The unnamed county sheriff who arrests Lucas is described by the narrator as "a tremendous man, fat" (62). When Lucas thought about him earlier in the story, he calls him "a redneck without any reason for pride in his forbears nor hope for it in his descendants” (43). There are two other Yoknapatawpha sheriff's in the novel, Sheriff Maydew in "Pantaloon in Black" and a second unnamed one in "Go Down, Moses." They are essentially contemporaneous, but the text does not suggest any connection between any of them - so we have created three separate "Sheriff" entries.

Unnamed Negro Tenant Farmers(1)

Labor on the McCaslin-Edmonds plantation is supplied by Negro tenant farmers.

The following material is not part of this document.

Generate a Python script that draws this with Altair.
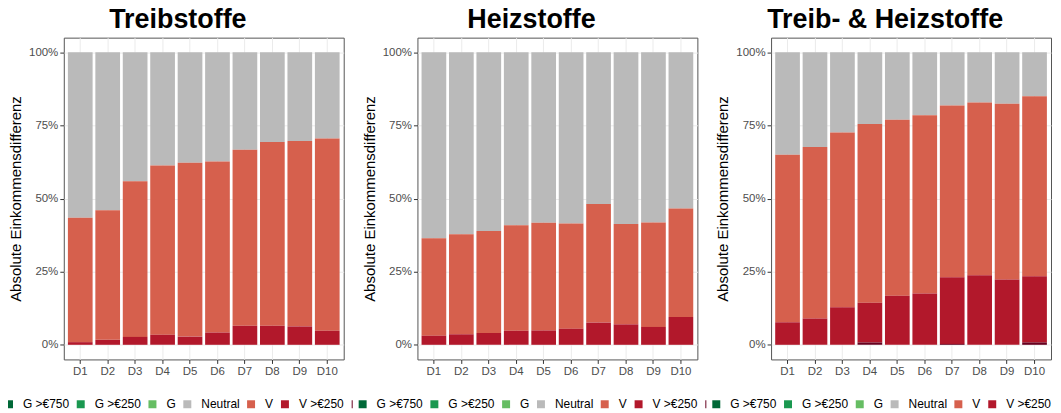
import altair as alt
import pandas as pd

deciles = ["D1", "D2", "D3", "D4", "D5", "D6", "D7", "D8", "D9", "D10"]
categories = ["G >€750", "G >€250", "G", "Neutral", "V", "V >€250", "V >€750"]
colors = ["#006837", "#1a9850", "#66bd63", "#bababa", "#d6604d", "#b2182b", "#67001f"]
panel_titles = ["Treibstoffe", "Heizstoffe", "Treib- & Heizstoffe"]

# shares in percent, per decile D1..D10
treib_g750 = [0, 0, 0, 0, 0, 0, 0, 0, 0, 0]
treib_g250 = [0, 0, 0, 0, 0, 0, 0, 0, 0, 0]
treib_g = [0, 0, 0, 0, 0, 0, 0, 0, 0, 0]
treib_neutral = [56.6, 54.0, 44.1, 38.7, 37.8, 37.3, 33.3, 30.7, 30.3, 29.5]
treib_v = [42.5, 44.3, 53.2, 57.9, 59.4, 58.5, 60.2, 62.8, 63.4, 65.7]
treib_v250 = [0.9, 1.7, 2.7, 3.4, 2.8, 4.2, 6.5, 6.5, 6.3, 4.8]
treib_v750 = [0, 0, 0, 0, 0, 0, 0, 0, 0, 0]

heiz_g750 = [0, 0, 0, 0, 0, 0, 0, 0, 0, 0]
heiz_g250 = [0, 0, 0, 0, 0, 0, 0, 0, 0, 0]
heiz_g = [0, 0, 0, 0, 0, 0, 0, 0, 0, 0]
heiz_neutral = [63.6, 62.2, 61.1, 59.1, 58.3, 58.5, 51.9, 58.7, 58.2, 53.4]
heiz_v = [33.3, 34.2, 34.9, 36.1, 36.8, 36.0, 40.5, 34.3, 35.7, 37.1]
heiz_v250 = [3.1, 3.6, 4.0, 4.8, 4.9, 5.5, 7.6, 7.0, 6.1, 9.5]
heiz_v750 = [0, 0, 0, 0, 0, 0, 0, 0, 0, 0]

beide_g750 = [0, 0, 0, 0, 0, 0, 0, 0, 0, 0]
beide_g250 = [0, 0, 0, 0, 0, 0, 0, 0, 0, 0]
beide_g = [0, 0, 0, 0, 0, 0, 0, 0, 0, 0]
beide_neutral = [35.0, 32.4, 27.4, 24.5, 23.1, 21.5, 18.2, 17.2, 17.6, 15.0]
beide_v = [57.3, 58.6, 59.8, 61.1, 60.1, 61.0, 58.7, 59.0, 60.1, 61.6]
beide_v250 = [7.7, 9.0, 12.8, 13.6, 16.8, 17.5, 22.8, 23.8, 22.3, 22.6]
beide_v750 = [0, 0, 0, 0.8, 0, 0, 0.3, 0, 0, 0.8]

panels = [
    [treib_g750, treib_g250, treib_g, treib_neutral, treib_v, treib_v250, treib_v750],
    [heiz_g750, heiz_g250, heiz_g, heiz_neutral, heiz_v, heiz_v250, heiz_v750],
    [beide_g750, beide_g250, beide_g, beide_neutral, beide_v, beide_v250, beide_v750],
]

FONT = "Liberation Sans"


def panel_df(series_list):
    rows = []
    for ci, (cat, vals) in enumerate(zip(categories, series_list)):
        for d, v in zip(deciles, vals):
            rows.append({"decile": d, "category": cat, "share": v / 100.0,
                         "stack_order": len(categories) - 1 - ci})
    return pd.DataFrame(rows)


def make_panel(series_list, title):
    df = panel_df(series_list)
    return alt.Chart(df).mark_bar().encode(
        x=alt.X("decile:N", sort=deciles,
                scale=alt.Scale(paddingInner=0.1, paddingOuter=0.15),
                axis=alt.Axis(title=None, labelAngle=0, bandPosition=0.5, grid=True,
                              gridColor="#ebebeb", gridWidth=1, domain=False,
                              tickColor="#333333", tickSize=4, labelPadding=2,
                              labelFontSize=11.5, labelColor="#4d4d4d", labelFont=FONT)),
        y=alt.Y("share:Q", stack="normalize",
                scale=alt.Scale(domain=[-0.05, 1.05], nice=False, zero=False),
                axis=alt.Axis(title="Absolute Einkommensdifferenz", values=[0, 0.25, 0.5, 0.75, 1],
                              format=".0%", grid=True, gridColor="#ebebeb", gridWidth=1,
                              domain=False, tickColor="#333333", tickSize=4, labelPadding=2,
                              labelFontSize=11.5, labelColor="#4d4d4d", labelFont=FONT,
                              titleFont=FONT, titleFontSize=15, titleFontWeight="normal",
                              titleColor="black", titlePadding=5)),
        color=alt.Color("category:N",
                        scale=alt.Scale(domain=categories, range=colors),
                        legend=alt.Legend(orient="none", legendX=-65, legendY=358,
                                          direction="horizontal", title=None,
                                          symbolType="square", symbolSize=64,
                                          symbolStrokeWidth=0, labelFontSize=12,
                                          labelFont=FONT, labelColor="black",
                                          labelOffset=8, columnPadding=5, padding=4,
                                          fillColor="white")),
        order=alt.Order("stack_order:Q"),
    ).properties(
        width=281, height=323,
        title=alt.Title(title, font=FONT, fontSize=27, fontWeight="bold", color="black",
                        anchor="middle", frame="group", dx=-26, dy=27,
                        baseline="alphabetic", offset=10),
    )


p1 = make_panel(panels[0], panel_titles[0])
p2 = make_panel(panels[1], panel_titles[1])
p3 = make_panel(panels[2], panel_titles[2])

chart = alt.hconcat(p1, p2, p3, spacing=74, bounds="flush").resolve_scale(
    color="independent"
).properties(
    padding={"left": -10, "top": -4, "right": -75, "bottom": -5}
).configure(font=FONT).configure_view(stroke="#555555", strokeWidth=1)

chart.save("out.html", embed_options={"renderer": "svg", "actions": False})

They don't appear in the novel, but when Lucas sees the sun coming up he thinks that in "another hour . . . every field along the creek would have a negro and a mule in it" (40). Like the fields, these mules belong to Roth Edmonds.

Unnamed Observers of Archaeologists

These "men women and children come at some time during the day and look quietly on" as the archaeologists investigate the Indian mound (37).

Zack Edmonds

Zachary is the son of Cass and Alice Edmonds and the great-great-grandson (on the "distaff" side, 5) of the patriarch Lucius Quintus Carothers McCaslin. Zack was raised alongside his Negro cousin Lucas Beauchamp, and as boys they lived "almost as brothers lived" (54). But Zack grows up to inherit the plantation and Lucas grows up to be a tenant farmer on the same land, and when Zack brings Lucas' wife Molly into his big house to care for his son Roth after his wife dies in childbirth, the relationship between them festers to the point of erupting into homocidal violence.

Nat Beauchamp

The daughter of Lucas and Molly Beauchamp, Nat appears in "The Fire and the Hearth" as seen through her father’s eyes: "small, thin as a lath, young; she was their youngest and last - seventeen" (71). She marries George Wilkins, apparently in secret, but the 'ever after' involves her in an ongoing struggle against her domineering father and with her lazy husband. Despite her size, she is determined to get what she deserves from both of them.

Molly Beauchamp

Both the essentially comic character of "Molly" who appeared in "A Point of Law" and "Gold Is Not Always" and the very poignant "Molly" who appeared in "Go Down, Moses" are present in the novel Go Down, Moses. The daughter of slaves who belonged to the Worsham family, she grew up with Miss Worsham in Jefferson but moved to the McCaslin-Edmonds plantation when she married Lucas Beauchamp.

Unnamed Negro Moonshiner

Lucas initially sees his George Wilkins as a competitor in the moonshine whiskey business, along the lines of this earlier "other competitor," who "about five years ago" also tried to set up another still on the McCaslin-Edmonds place, but now, Lucas reminds himself with apparent pleasure, was "plowing and chopping and picking cotton which was not his on the State penal farm at Parchman" (33).